Донни снова нажал «прием» и еще пару раз повторил вызов, так же безрезультатно.
– Пожалуй, я попробую резервную частоту, – в конце концов сказал он.
Сержант кивнул.
Донни расправил накидку, чтобы можно было добраться до шкалы. Два диска с ухмылкой глядели на него, рядом с ними находились два переключателя: один – для мегагерц, другой – для килогерц. Он принялся вращать диск, разыскивая частоту 79,92, на которую Додж-сити иногда переходил без предупреждения, если нарушались условия прохождения радиоволн или были сильные атмосферные помехи. По мере вращения регулятора его рация продиралась через бесчисленное множество переговоров, которые велись над Вьетнамом в начале 1972 года, в сверхъестественной реальности улавливая такие станции, до которых ни при каких условиях не могла бы дотянуться.
Они слышали заблудившегося водителя грузовика, пытавшегося вернуться на Первое шоссе, пилота, разыскивавшего свой авианосец, штабного писаря, уточнявшего какие-то данные; все это было хрипло, отрывочно и не слишком разборчиво, потому что радиоволны имели различную мощность, угасали и уходили.

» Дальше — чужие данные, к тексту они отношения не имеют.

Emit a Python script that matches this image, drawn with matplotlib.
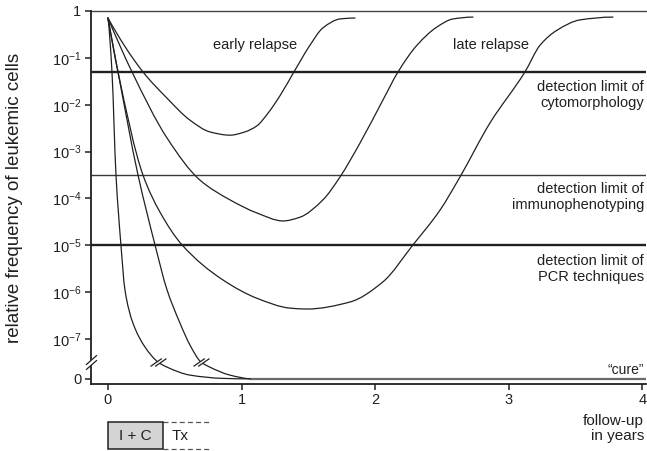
import numpy as np
import matplotlib
matplotlib.use("Agg")
import matplotlib.pyplot as plt
from matplotlib.path import Path
from matplotlib.patches import PathPatch, Rectangle

plt.rcParams['font.family'] = ['Liberation Sans', 'DejaVu Sans']
plt.rcParams['mathtext.fontset'] = 'custom'
plt.rcParams['mathtext.rm'] = 'Liberation Sans'
plt.rcParams['mathtext.it'] = 'Liberation Sans:italic'
plt.rcParams['mathtext.default'] = 'rm'

# ---------------- data (x in years, y = log10 of relative frequency) ----------------
# below the axis break (y < -7.49) the scale is schematic, -7.85 is the "0" level
years_ticks = [0, 1, 2, 3, 4]
decade_ticks = [0, -1, -2, -3, -4, -5, -6, -7]
decade_labels = ['1', '10$^{-1}$', '10$^{-2}$', '10$^{-3}$', '10$^{-4}$',
                 '10$^{-5}$', '10$^{-6}$', '10$^{-7}$']
zero_level = -7.85
break_level = -7.49

cure_fast_x = [0.0, 0.030, 0.060, 0.097, 0.127, 0.187, 0.277, 0.374, 0.442, 0.614, 0.861, 1.063]
cure_fast_y = [-0.15, -1.30, -3.50, -4.99, -5.95, -6.66, -7.17, -7.49, -7.60, -7.77, -7.84, -7.85]

cure_slow_x = [0.0, 0.075, 0.225, 0.352, 0.442, 0.539, 0.614, 0.696, 0.763, 0.913, 1.063]
cure_slow_y = [-0.15, -1.30, -3.50, -4.99, -5.95, -6.66, -7.13, -7.49, -7.60, -7.77, -7.85]

late_deep_x = [0.0, 0.075, 0.262, 0.389, 0.554, 0.861, 1.115, 1.362, 1.490, 1.811, 2.058,
               2.283, 2.485, 2.635, 2.859, 3.121, 3.234, 3.361, 3.533, 3.780]
late_deep_y = [-0.15, -1.30, -3.50, -4.29, -4.99, -5.74, -6.13, -6.34, -6.36, -6.21, -5.78,
               -4.99, -4.25, -3.54, -2.39, -1.30, -0.73, -0.41, -0.19, -0.13]

late_x = [0.0, 0.180, 0.442, 0.689, 0.913, 1.115, 1.310, 1.437, 1.609, 1.737, 1.886,
          2.058, 2.171, 2.313, 2.463, 2.582, 2.732]
late_y = [-0.15, -1.30, -2.71, -3.61, -4.03, -4.31, -4.48, -4.40, -4.03, -3.54, -2.82,
          -1.90, -1.30, -0.73, -0.34, -0.17, -0.13]

early_x = [0.0, 0.262, 0.442, 0.614, 0.763, 0.913, 1.025, 1.115, 1.198, 1.287, 1.392,
           1.512, 1.609, 1.737, 1.849]
early_y = [-0.15, -1.30, -1.86, -2.33, -2.58, -2.65, -2.58, -2.45, -2.18, -1.81, -1.30,
           -0.73, -0.36, -0.17, -0.15]

limit_levels = [-1.30, -3.50, -5.00]
limit_labels = ['detection limit of\ncytomorphology',
                'detection limit of\nimmunophenotyping',
                'detection limit of\nPCR techniques']
cure_start = 1.06

phase_labels = ['I + C', 'Tx']
phase_ends = [0.41, 0.77]

TXT = '#231f20'

# ---------------- figure ----------------
W, H = 647, 451
fig = plt.figure(figsize=(W / 100, H / 100), dpi=100)
ax = fig.add_axes([91 / W, 1 - 383.5 / H, (646 - 91) / W, (383.5 - 11) / H])
ax.set_xlim(-0.127, 4.027)
ax.set_ylim(-7.949, 0)


def pchip_slopes(x, y):
    x = np.asarray(x, float)
    y = np.asarray(y, float)
    h = np.diff(x)
    d = np.diff(y) / h
    n = len(x)
    m = np.zeros(n)
    for k in range(1, n - 1):
        if d[k - 1] * d[k] <= 0:
            m[k] = 0.0
        else:
            w1 = 2 * h[k] + h[k - 1]
            w2 = h[k] + 2 * h[k - 1]
            m[k] = (w1 + w2) / (w1 / d[k - 1] + w2 / d[k])

    def end(h0, h1, d0, d1):
        s = ((2 * h0 + h1) * d0 - h0 * d1) / (h0 + h1)
        if np.sign(s) != np.sign(d0):
            s = 0.0
        elif np.sign(d0) != np.sign(d1) and abs(s) > abs(3 * d0):
            s = 3 * d0
        return s
    m[0] = end(h[0], h[1], d[0], d[1])
    m[-1] = end(h[-1], h[-2], d[-1], d[-2])
    return m


def smooth_path(xs, ys):
    x = np.asarray(xs, float)
    y = np.asarray(ys, float)
    m = pchip_slopes(x, y)
    verts = [(x[0], y[0])]
    codes = [Path.MOVETO]
    for i in range(len(x) - 1):
        hh = x[i + 1] - x[i]
        verts += [(x[i] + hh / 3, y[i] + m[i] * hh / 3),
                  (x[i + 1] - hh / 3, y[i + 1] - m[i + 1] * hh / 3),
                  (x[i + 1], y[i + 1])]
        codes += [Path.CURVE4] * 3
    return Path(verts, codes)


for xs, ys in [(cure_fast_x, cure_fast_y), (cure_slow_x, cure_slow_y),
               (late_deep_x, late_deep_y), (late_x, late_y), (early_x, early_y)]:
    ax.add_patch(PathPatch(smooth_path(xs, ys), facecolor='none', edgecolor=TXT,
                           lw=0.9, zorder=4, capstyle='round', joinstyle='round'))

# horizontal reference lines
ax.axhline(0, color='#444444', lw=1.0, zorder=2, clip_on=False)
ax.axhline(limit_levels[0], color=TXT, lw=1.7, zorder=2)
ax.axhline(limit_levels[1], color='#3a3a3a', lw=1.0, zorder=2)
ax.axhline(limit_levels[2], color=TXT, lw=1.7, zorder=2)
ax.plot([cure_start, 4.027], [zero_level, zero_level], color='#6a6a6a', lw=1.6,
        zorder=3, solid_capstyle='butt')

# break marks on curves
dx, dy, g = 0.82, 0.57, 0.34
slash = Path([(-dx - g, -dy), (dx - g, dy), (-dx + g, -dy), (dx + g, dy)],
             [Path.MOVETO, Path.LINETO, Path.MOVETO, Path.LINETO])
gap = Path([(-dx - g, -dy), (dx - g, dy), (dx + g, dy), (-dx + g, -dy), (-dx - g, -dy)],
           [Path.MOVETO, Path.LINETO, Path.LINETO, Path.LINETO, Path.CLOSEPOLY])
for xs, ys in [(cure_fast_x, cure_fast_y), (cure_slow_x, cure_slow_y)]:
    k = ys.index(break_level)
    ax.plot(xs[k], ys[k], marker=gap, ms=11.5, mfc='white', mec='none', zorder=5)
    ax.plot(xs[k], ys[k], marker=slash, ms=11.5, mfc='none', mec=TXT, mew=0.9, zorder=6)

# break mark on the y axis
sx, sy, sg = 0.75, 0.66, 0.34
yslash = Path([(-sx, -sy - sg), (sx, sy - sg), (-sx, -sy + sg), (sx, sy + sg)],
              [Path.MOVETO, Path.LINETO, Path.MOVETO, Path.LINETO])
ygap = Path([(-sx, -sy - sg), (sx, sy - sg), (sx, sy + sg), (-sx, -sy + sg), (-sx, -sy - sg)],
            [Path.MOVETO, Path.LINETO, Path.LINETO, Path.LINETO, Path.CLOSEPOLY])
ax.plot(-0.127, break_level, marker=ygap, ms=10.5, mfc='white', mec='none', zorder=7,
        clip_on=False)
ax.plot(-0.127, break_level, marker=yslash, ms=10.5, mfc='none', mec=TXT, mew=0.9, zorder=8,
        clip_on=False)

# axes styling
for s in ['top', 'right']:
    ax.spines[s].set_visible(False)
for s in ['left', 'bottom']:
    ax.spines[s].set_linewidth(1.3)
    ax.spines[s].set_color(TXT)
ax.set_xticks(years_ticks)
ax.set_xticklabels([str(v) for v in years_ticks])
ax.set_yticks(decade_ticks + [zero_level])
ax.set_yticklabels(decade_labels + ['0'])
ax.tick_params(direction='out', length=4.5, width=1.1, color=TXT, labelcolor=TXT,
               labelsize=10.5, pad=2.5)

# labels
fs = 10.5
ax.text(0.786, -0.72, 'early relapse', ha='left', va='center', fontsize=fs, color=TXT)
ax.text(2.582, -0.72, 'late relapse', ha='left', va='center', fontsize=fs, color=TXT)
for lvl, lab, yc in zip(limit_levels, limit_labels, [-1.79, -3.97, -5.51]):
    ax.text(4.012, yc, lab, ha='right', va='center', fontsize=fs, color=TXT,
            linespacing=1.15)
ax.text(4.012, -7.66, '\u201ccure\u201d', ha='right', va='center', fontsize=fs - 0.5, color=TXT)
ax.text(4.012, -8.90, 'follow-up\nin years', ha='right', va='center', fontsize=fs + 0.5,
        color=TXT, linespacing=1.1, clip_on=False)

fig.text(15 / W, 1 - 198 / H, 'relative frequency of leukemic cells', rotation=90,
         ha='center', va='center', fontsize=13.5, color=TXT)

# treatment phases below the axis
y_top, y_bot = -8.77, -9.35
ax.add_patch(Rectangle((0, y_bot), phase_ends[0], y_top - y_bot, facecolor='#d4d4d4',
                       edgecolor=TXT, lw=1.1, clip_on=False, zorder=3))
ax.text(phase_ends[0] / 2, (y_top + y_bot) / 2, phase_labels[0], ha='center', va='center',
        fontsize=fs + 0.5, color=TXT, clip_on=False)
ax.text(phase_ends[0] + 0.07, (y_top + y_bot) / 2, phase_labels[1], ha='left', va='center',
        fontsize=fs + 0.5, color=TXT, clip_on=False)
for yy in (y_top, y_bot):
    ax.plot([phase_ends[0], phase_ends[1]], [yy, yy], color='#555555', lw=0.9,
            dashes=(4, 2.5), clip_on=False)

fig.savefig('out.png', dpi=100)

Часть переговоров шла по-вьетнамски, потому что армия Южного Вьетнама пользовалась тем же самым диапазоном; часть вели армейцы, которых оставалось здесь гораздо больше, чем морских пехотинцев, – пятьдесят с лишним тысяч; часть относилась к Специальным силам, у которых все еще оставалось несколько крупных авиабаз на севере и на западе. Были здесь и призывы оказать огневую поддержку, и просьбы разрешить закончить поиск, и требования прислать побольше пива и говядины.
В конце концов Донни нашел то, что ему требовалось.
– Эй, «Фокстрот-сэндмэн-шесть», это «Сьерра-браво-четыре», слышите меня?
– «Сьерра-браво-четыре», я «Фокстрот-сэндмен-шесть», да, мы вас слышим. Как ваша вахта, закончилась?
– Скажи им, что мы вот-вот утонем, – велел сержант.
– «Фокстрот-сэндмен-шесть», мы промокли до костей. Здесь никакого движения. Ничего живого. «Фокстрот», прием.
– «Сьерра-браво-четыре», Свэггер что, хочет аварийно свернуть работу? Прием.
– Они хотят знать, не хочешь ли ты потребовать аварийного отзыва?
Патрулирование следопытов-убийц должно было продолжаться еще двадцать четыре часа, прежде чем охотников эвакуируют по воздуху, но сержант, похоже, совсем не надеялся на встречу с противником в такое время.
– Подтверждаю, – сказал он. – Нигде нет ни одного плохого парня. Они слишком умны для того, чтобы вылезать в такую погоду. Скажите им, чтобы нас как можно скорее выволокли отсюда ко всем чертям.
– «Фокстрот-сэндмен-шесть», мы подтверждаем. Запросите воздушную эвакуацию.
– «Сьерра-браво-четыре», наши птички на приколе. Вам придется погулять, прежде чем мы снова замашем крылышками.